HS: Napisałem dawno temu książkę Święty Kościół powszedni. Pisałem tam, że wyznając wiarę w Kościół, chrześcijanin z jednej strony wyraża przekonanie, że charakteru jego wspólnoty nie da się ograniczyć do zwykłej rejestracji członków czy wpływów. Że obecności Kościoła w świecie nie można mierzyć wyłącznie w kategoriach statystyk, efektów czy sukcesów. Z drugiej strony, sami katolicy nie powinni zapominać, że nie stanowią jakiejś społeczności platońskiej ani organizmu na specjalnych prawach. Oczywiście podejrzenie o to, że chcemy mieć szczególną pozycję w świecie, będzie się pojawiać. Ale Kościół w swojej istocie tej pozycji nie chce – nawet jeśli konkretni ludzie w Kościele o tym zapominają. Paweł VI zrezygnował z tiary, która bardzo wyraźnie nawiązywała do ziemskich koron. Ks. Tischner przypominał, że epoka konstantyńska dawno się w Kościele skończyła. Papież Franciszek z pełnym przekonaniem powtarza, że nie wolno nam szukać przywilejów, nie wolno szukać sojuszu z władzą, że często wobec tej władzy Kościół ma być głosem prorockim. Zdrowy Kościół zawsze będzie kładł nacisk na to, że jego sojusz z tronem jest zły. Nie chcemy być też społecznością na specjalnych prawach. Ale chcemy, żeby nasz głos był słyszalny i traktowany na równi z innymi głosami w debacie społecznej.
MB: Zastanawiam się w takim razie, czy to komunikowanie o Kościele – mówienie, czym Kościół jest – nie powinno być nieco inne, ad intra i ad extra. Mówienie, że jesteśmy ludem wyjątkowym, wybranym przez Boga, Ciałem Chrystusa, jest ważne i prawdziwe, ale kierowane do wnętrza Kościoła. Kierowane na zewnątrz będzie albo niezrozumiałe, albo budzące obawy o to, że rościmy sobie szczególne prawa.
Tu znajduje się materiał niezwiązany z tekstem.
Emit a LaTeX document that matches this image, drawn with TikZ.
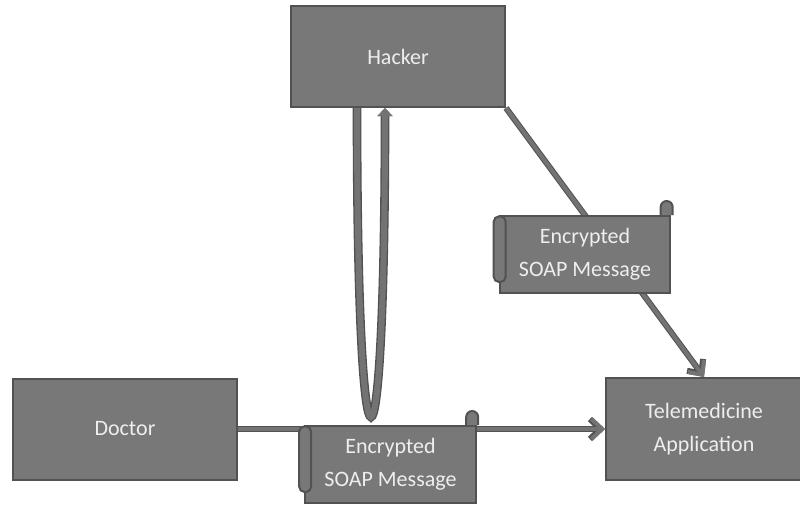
\documentclass[tikz,border=0pt]{standalone}
\usepackage{fontspec}
\setmainfont{Carlito}
\usetikzlibrary{arrows.meta,positioning}

\definecolor{boxgray}{RGB}{120,120,120}
\definecolor{edgegray}{RGB}{82,82,82}
\definecolor{linegray}{RGB}{115,115,115}
\definecolor{txtgray}{RGB}{238,238,238}

\tikzset{
  party/.style={draw=edgegray, line width=1.5pt, fill=boxgray, text=txtgray,
    font=\fontsize{16.5}{25}\selectfont, align=center, inner sep=0pt},
  msgbox/.style={draw=edgegray, line width=1.5pt, fill=boxgray, text=txtgray,
    font=\fontsize{16.5}{25}\selectfont, align=center, inner sep=0pt,
    minimum width=128pt, minimum height=57.75pt},
  curl/.style={draw=edgegray, line width=1.5pt, fill=boxgray},
  flow/.style={draw=linegray, line width=3pt,
    preaction={draw=edgegray, line width=4.5pt},
    -{Straight Barb[length=8pt,width=15pt]}},
  loopline/.style={draw=linegray, line width=4.5pt,
    preaction={draw=edgegray, line width=6.5pt},
    -{Triangle[length=6pt,width=11pt]}},
}

\begin{document}
\begin{tikzpicture}[x=0.75pt,y=0.75pt,yscale=-1,xscale=1]
\useasboundingbox (0,0) rectangle (800,518);

% the three parties
\node (hacker) at (398,56.5) [party, minimum width=160.5pt, minimum height=75.75pt] {Hacker};
\node (doctor) at (125,429) [party, minimum width=168pt, minimum height=75.75pt] {Doctor};
\node (tele) at (704,429) [party, minimum width=147pt, minimum height=76.5pt] {Telemedicine\\Application};

% message flows
\draw [flow] (doctor.east) -- (tele.west);
\draw [flow] (hacker.south east) -- (tele.north);

% intercepted copy going up to the hacker
\coordinate (dip) at (371,417);
\draw [loopline] ([xshift=-30.75pt]hacker.south) .. controls +(0,210) and +(-7,0) .. (dip)
  .. controls +(7,0) and +(0,210) .. ([xshift=-9.75pt]hacker.south);

% scroll on the doctor line
\node (msgA) at (390.5,464.5) [msgbox] {Encrypted\\SOAP Message};
\draw [curl] ([xshift=-8pt]msgA.north east) -- ++(0,-8) arc (180:360:4.5pt) -- ++(0,8);
\draw [curl, rounded corners=4pt] ([xshift=-3.75pt,yshift=1pt]msgA.north west) rectangle ([xshift=5.25pt,yshift=-9pt]msgA.south west);

% scroll on the hacker line
\node (msgB) at (585,254.5) [msgbox] {Encrypted\\SOAP Message};
\draw [curl] ([xshift=-8pt]msgB.north east) -- ++(0,-8) arc (180:360:4.5pt) -- ++(0,8);
\draw [curl, rounded corners=4pt] ([xshift=-3.75pt,yshift=1pt]msgB.north west) rectangle ([xshift=5.25pt,yshift=-9pt]msgB.south west);
\end{tikzpicture}
\end{document}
Ad extra to powinien być komunikat o wspólnocie ubogiej, wspólnocie sług Bożych, wspólnocie Kazania na górze. To świat jest w stanie zrozumieć. I nie przekonujemy tego świata, że oto poukładamy całą rzeczywistość na nowo, bo Bóg dał nam do tego prawo i Bóg tego oczekuje. Jeśli ją poukładamy, czego chcemy – to swoją obecnością, swoim życiem i miłością. Ale wróćmy do tego, od czego wyszliśmy. Niezależnie od tego, jak ten Kościół komunikujemy – to w niego wierzymy.
HS: Wierzymy, wyznajemy i Kościół nie znalazł się w wyznaniu wiary przypadkowo. Kościół długo się mocował z tym, jak formułować ten artykuł w Credo. Św. Augustyn przytacza wyznanie wiary z Hippony: „Wierzymy i w Ducha Świętego, odpuszczenie grzechów, zmartwychwstanie ciała, życie wieczne przez święty Kościół katolicki”. W Afryce w II wieku mówiono „Wierzę w Boga Ojca Wszechwładcę i w Jednorodzonego Syna Jego, Pana naszego Jezusa Chrystusa i w Ducha Świętego, i w ciała zmartwychwstanie w świętym Kościele katolickim”. Sobór Trydencki wyraźnie już odróżnia między Credo in Unum Deum a Credo Ecclesiam i w swoim katechizmie mówi: „Nie powinniśmy tam samo wierzyć w Kościół, jak wierzymy w Boga. Wierzymy, że istnieje Kościół, ale nie wierzymy w Kościół”. Osobiście to stwierdzenie krytykuję: uważam, że do stwierdzenia istnienia Kościoła nie potrzeba nam wiary. A kiedy mówimy, że wierzymy w Kościół, włączamy go w obszar wiary po to właśnie, żeby wyjść poza jego rzeczywistość socjologiczną.
MB: Żeby pokazać, że jest czymś więcej niż to, co widać na ziemi. Ale rozumiem myślenie Trydentu. To „wierzę, że Kościół istnieje” oznacza dla mnie, że „istnieje jako wspólnota, która sięga dalej”. I o tym sięganiu dalej, i w czym się to przejawia, też warto porozmawiać. Następnym razem.